Safety technologies compete for road room
Cars that wirelessly talk to each other are finally ready for the road, creating the potential to dramatically reduce traffic deaths, improve the safety of self-driving cars and someday maybe even help solve traffic jams, automakers and government officials in the United States say.
But there's a big catch. The cable television and high-tech industries want to take away a large share of the radio airwaves the government dedicated for transportation in 1999 and use it instead for superfast Wi-Fi service. Auto industry officials are fighting to hang on to as much of the spectrum as they can, saying, they expect they will ultimately need all of it for the new vehicle-to-vehicle communications or V2V.

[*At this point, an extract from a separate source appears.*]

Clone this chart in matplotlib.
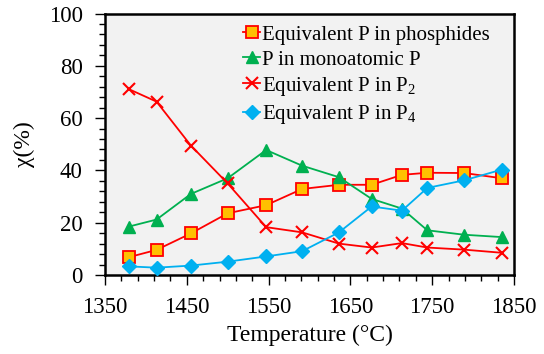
import matplotlib
matplotlib.use("Agg")
import matplotlib.pyplot as plt
import numpy as np
from matplotlib.ticker import MultipleLocator

temps = [1379, 1413, 1455, 1500, 1547, 1591, 1636, 1676, 1713, 1744, 1789, 1835]
phosphides = [6.8, 9.6, 15.9, 23.6, 26.7, 32.9, 34.5, 34.5, 38.3, 39.1, 39.0, 37.0]
mono_p = [18.5, 21.2, 31.0, 37.0, 47.8, 41.8, 37.4, 29.1, 25.4, 17.1, 15.4, 14.5]
p2 = [71.1, 66.3, 49.5, 35.0, 18.3, 16.3, 12.0, 10.5, 12.2, 10.5, 9.7, 8.5]
p4 = [3.3, 2.8, 3.6, 5.1, 7.1, 9.1, 16.3, 26.2, 24.6, 33.3, 36.2, 40.3]

labels = ["Equivalent P in phosphides", "P in monoatomic P",
          r"Equivalent P in P$_2$", r"Equivalent P in P$_4$"]
x_ticks = [1350, 1450, 1550, 1650, 1750, 1850]

plt.rcParams['font.family'] = ['Liberation Serif', 'DejaVu Serif']
plt.rcParams['mathtext.fontset'] = 'custom'
plt.rcParams['mathtext.rm'] = 'Liberation Serif'
plt.rcParams['mathtext.it'] = 'Liberation Serif:italic'

fig = plt.figure(figsize=(5.44, 3.54), dpi=100)
ax = fig.add_axes([105/544, 79/354, 409/544, 261.5/354])
ax.set_facecolor('#F2F2F2')

ax.plot(temps, phosphides, color='#FF0000', lw=1.3, marker='s', ms=8,
        mfc='#FFC000', mec='#FF0000', mew=1.3, label=labels[0], zorder=3)
ax.plot(temps, mono_p, color='#00B050', lw=1.3, marker='^', ms=8,
        mfc='#00B050', mec='#00B050', label=labels[1], zorder=3)
ax.plot(temps, p2, color='#FF0000', lw=1.3, marker='x', ms=8, mew=1.5,
        label=labels[2], zorder=3)
ax.plot(temps, p4, color='#00B0F0', lw=1.3, marker='D', ms=7,
        mfc='#00B0F0', mec='#00B0F0', label=labels[3], zorder=3)

ax.set_xlim(1350, 1850)
ax.set_ylim(0, 100)
ax.set_xticks(x_ticks)
ax.set_xticks(np.arange(1350, 1851, 20), minor=True)
ax.yaxis.set_major_locator(MultipleLocator(20))
ax.yaxis.set_minor_locator(MultipleLocator(4))
ax.tick_params(which='major', direction='out', length=7, width=1, labelsize=16.5)
ax.tick_params(which='minor', direction='out', length=4, width=1)
ax.tick_params(axis='x', which='major', pad=9)
ax.tick_params(axis='y', which='major', pad=9)
for s in ax.spines.values():
    s.set_linewidth(1.8)

ax.set_xlabel('Temperature (°C)', fontsize=17, labelpad=5)
ax.set_ylabel('χ(%)', fontsize=17, labelpad=10)

leg = ax.legend(loc='upper left', bbox_to_anchor=(0.30, 1.015), frameon=False,
                fontsize=15, handlelength=0.8, handletextpad=0.1,
                labelspacing=0.25, borderpad=0.25)

fig.savefig('out.png', dpi=100)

The government and the auto industry have spent more than a decade and US$1 billion researching and testing V2V technology. The National Highway Traffic Safety Administration (NHTSA) is expected to propose as early as next month that new cars and trucks come equipped with it. General Motors isn't waiting for the proposal, saying it will include V2V in Cadillac CTS sedans before the end of the year.
"We're losing 35,000 people every year (to traffic crashes)," said Harry Lightsey, a General Motors lobbyist. "This technology has the power to dramatically reduce that.
To me, the ability of somebody to download movies or search the Internet or whatever should be secondary to that."
The fight pits two government agencies against each other the Federal Communications Commission (FCC), which regulates spectrum and sympathises with wireless proponents, and the NHTSA, which regulates auto safety and has long made V2V a top priority. The White House, which is currently reviewing the NHTSA's proposal to require the technology in new cars, is caught between two of its goals : greater auto safety and faster wireless service.
With V2V, cars and trucks wirelessly transmit their locations, speed, direction, and other information 10 times per second. That lets cars detect when another vehicle is about to run a red light, is braking hard, or is coming around a blind turn in time for the driver (or, in the case of self-driving cars, for the vehicle itself) to take action to prevent a crash.
V2V's range is up to about 1,000 yards in all directions, even when sight is blocked by buildings or other obstacles. That gives the technology the advantage of being able to detect a potential collision before the driver can see the threat, unlike the sensors and cameras of self-driving cars that sense what's immediately around the vehicle.
In May a Tesla Model S sedan in "autopilot" mode crashed into the side of a tractor-trailer that was making a left turn, killing the Tesla driver and drawing attention to the limitations of self-driving technology. The accident is still under investigation, but auto industry experts say that if the two vehicles had been equipped with V2V it is likely that the crash would have been avoided.
The government estimates that V2V could eventually prevent or mitigate more than 80 per cent of collisions that don't involve a driver impaired by drugs or alcohol.
Ultimately, self-driving cars also equipped with V2V may be the answer to traffic congestion because they will be able to synchronise their movements, industry officials say.
Those who want more of the airwaves for Wi-Fi say that with self-driving cars on the horizon to eliminate human errors, the safety benefits of V2V are less important. They point out that it could be more than 20 years before the full benefits of V2V are realised because it takes decades for the automotive fleet to be completely replaced.
FCC Commissioner Jessica Rosenworcel derided V2V as a turn-of-the-century technology at a forum on the matter earlier this year. "For 15 years, we haven't substantially deployed a thing in this band with respect to auto safety," she said, calling for more "efficient" use of the spectrum.